**TASK PROMPT:** Write out the records word for word, with no pictures.

==== RECORDS FOR THE TASK ====

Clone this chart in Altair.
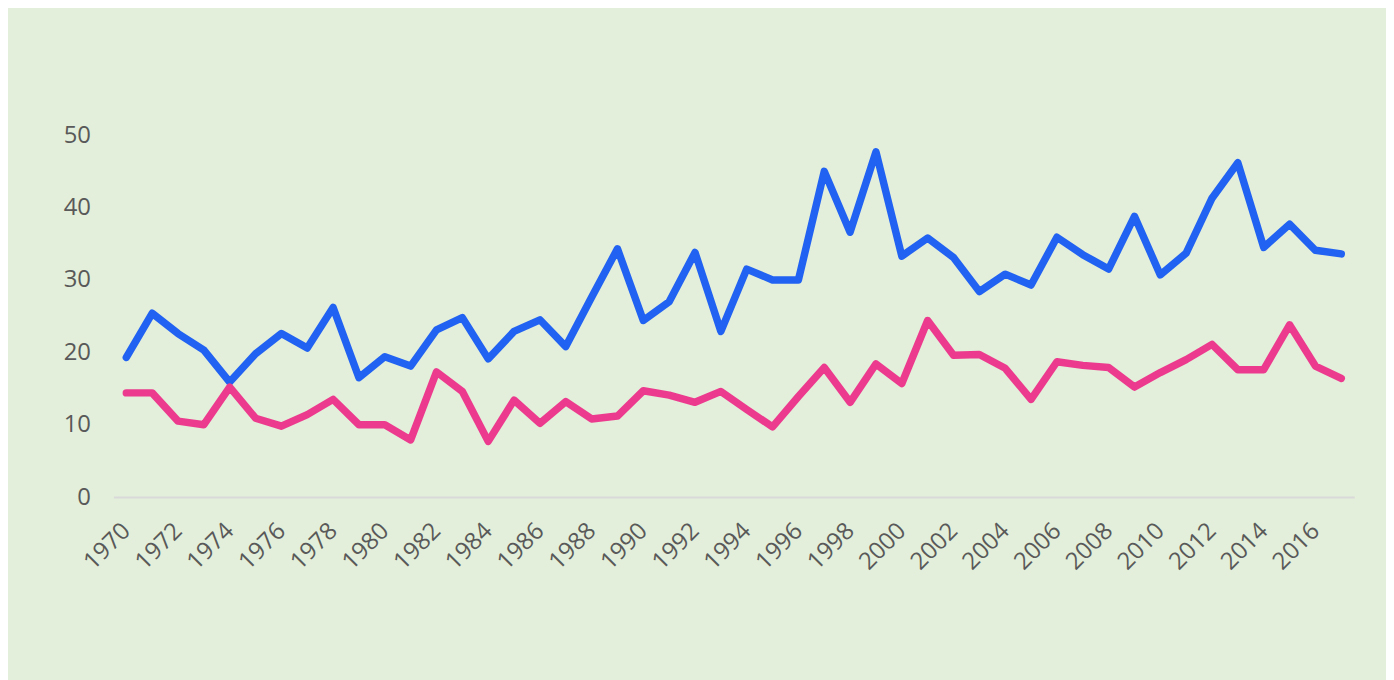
import altair as alt
import pandas as pd

years = list(range(1970, 2018))
blue = [19.3, 25.4, 22.6, 20.3, 15.9, 19.8, 22.6, 20.6, 26.2, 16.5,
        19.4, 18.1, 23.1, 24.8, 19.1, 22.9, 24.5, 20.8, 27.6, 34.3,
        24.4, 27.0, 33.8, 22.9, 31.5, 30.0, 30.0, 45.0, 36.6, 47.7,
        33.3, 35.8, 33.1, 28.4, 30.8, 29.3, 35.9, 33.5, 31.5, 38.8,
        30.7, 33.7, 41.3, 46.2, 34.5, 37.7, 34.1, 33.6]
pink = [14.4, 14.4, 10.5, 10.0, 15.2, 10.9, 9.8, 11.4, 13.5, 10.0,
        10.0, 7.9, 17.3, 14.6, 7.7, 13.4, 10.2, 13.2, 10.8, 11.2,
        14.7, 14.1, 13.1, 14.6, 12.1, 9.7, 13.9, 17.9, 13.1, 18.4,
        15.7, 24.4, 19.6, 19.7, 17.8, 13.5, 18.7, 18.2, 17.9, 15.2,
        17.2, 19.0, 21.1, 17.6, 17.6, 23.8, 18.1, 16.4]
series_names = ["Series 1", "Series 2"]
series_colors = ["#2262F2", "#EC3B8E"]
label_years = [y for y in years if y % 2 == 0]

df = pd.DataFrame({
    "year": years * 2,
    "value": blue + pink,
    "series": [series_names[0]] * len(years) + [series_names[1]] * len(years),
})

chart = alt.Chart(df).mark_line(
    strokeWidth=7.5, strokeCap="round", strokeJoin="round"
).encode(
    x=alt.X("year:O", sort=years,
            scale=alt.Scale(type="point", padding=0.5),
            axis=alt.Axis(title=None, values=label_years, labelAngle=-45,
                          labelAlign="right", labelBaseline="middle",
                          ticks=False, domain=True, domainColor="#D9D9D9",
                          domainWidth=2, labelPadding=30,
                          labelFont="Open Sans", labelFontSize=24,
                          labelColor="#595959", grid=False)),
    y=alt.Y("value:Q", scale=alt.Scale(domain=[0, 50], nice=False, zero=True),
            axis=alt.Axis(title=None, values=[0, 10, 20, 30, 40, 50],
                          ticks=False, domain=False, grid=False,
                          labelPadding=23, labelFont="Open Sans",
                          labelFontSize=24, labelColor="#595959")),
    color=alt.Color("series:N", scale=alt.Scale(domain=series_names, range=series_colors),
                    legend=None),
).properties(
    width=1248,
    height=364,
    background="#E3EFDA",
    padding={"left": 106, "top": 126, "right": 32, "bottom": 182},
    autosize=alt.AutoSizeParams(type="none"),
).configure_view(stroke=None)

chart.save("out.html", embed_options={"renderer": "svg", "actions": False})
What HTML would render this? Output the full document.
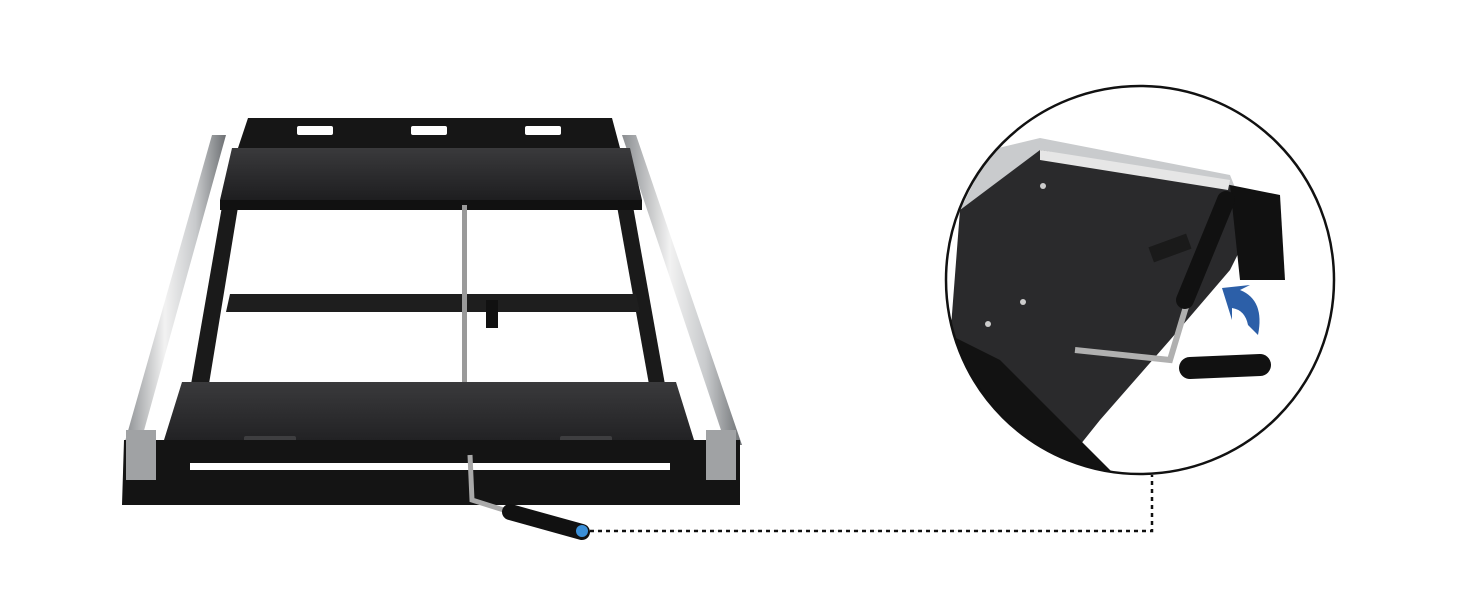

====

**ANSWER IN FULL:**
Clone this chart in Altair.
import altair as alt
import pandas as pd

years = list(range(1970, 2018))
blue = [19.3, 25.4, 22.6, 20.3, 15.9, 19.8, 22.6, 20.6, 26.2, 16.5,
        19.4, 18.1, 23.1, 24.8, 19.1, 22.9, 24.5, 20.8, 27.6, 34.3,
        24.4, 27.0, 33.8, 22.9, 31.5, 30.0, 30.0, 45.0, 36.6, 47.7,
        33.3, 35.8, 33.1, 28.4, 30.8, 29.3, 35.9, 33.5, 31.5, 38.8,
        30.7, 33.7, 41.3, 46.2, 34.5, 37.7, 34.1, 33.6]
pink = [14.4, 14.4, 10.5, 10.0, 15.2, 10.9, 9.8, 11.4, 13.5, 10.0,
        10.0, 7.9, 17.3, 14.6, 7.7, 13.4, 10.2, 13.2, 10.8, 11.2,
        14.7, 14.1, 13.1, 14.6, 12.1, 9.7, 13.9, 17.9, 13.1, 18.4,
        15.7, 24.4, 19.6, 19.7, 17.8, 13.5, 18.7, 18.2, 17.9, 15.2,
        17.2, 19.0, 21.1, 17.6, 17.6, 23.8, 18.1, 16.4]
series_names = ["Series 1", "Series 2"]
series_colors = ["#2262F2", "#EC3B8E"]
label_years = [y for y in years if y % 2 == 0]

df = pd.DataFrame({
    "year": years * 2,
    "value": blue + pink,
    "series": [series_names[0]] * len(years) + [series_names[1]] * len(years),
})

chart = alt.Chart(df).mark_line(
    strokeWidth=7.5, strokeCap="round", strokeJoin="round"
).encode(
    x=alt.X("year:O", sort=years,
            scale=alt.Scale(type="point", padding=0.5),
            axis=alt.Axis(title=None, values=label_years, labelAngle=-45,
                          labelAlign="right", labelBaseline="middle",
                          ticks=False, domain=True, domainColor="#D9D9D9",
                          domainWidth=2, labelPadding=30,
                          labelFont="Open Sans", labelFontSize=24,
                          labelColor="#595959", grid=False)),
    y=alt.Y("value:Q", scale=alt.Scale(domain=[0, 50], nice=False, zero=True),
            axis=alt.Axis(title=None, values=[0, 10, 20, 30, 40, 50],
                          ticks=False, domain=False, grid=False,
                          labelPadding=23, labelFont="Open Sans",
                          labelFontSize=24, labelColor="#595959")),
    color=alt.Color("series:N", scale=alt.Scale(domain=series_names, range=series_colors),
                    legend=None),
).properties(
    width=1248,
    height=364,
    background="#E3EFDA",
    padding={"left": 106, "top": 126, "right": 32, "bottom": 182},
    autosize=alt.AutoSizeParams(type="none"),
).configure_view(stroke=None)

chart.save("out.html", embed_options={"renderer": "svg", "actions": False})
What HTML would render this? Output the full document.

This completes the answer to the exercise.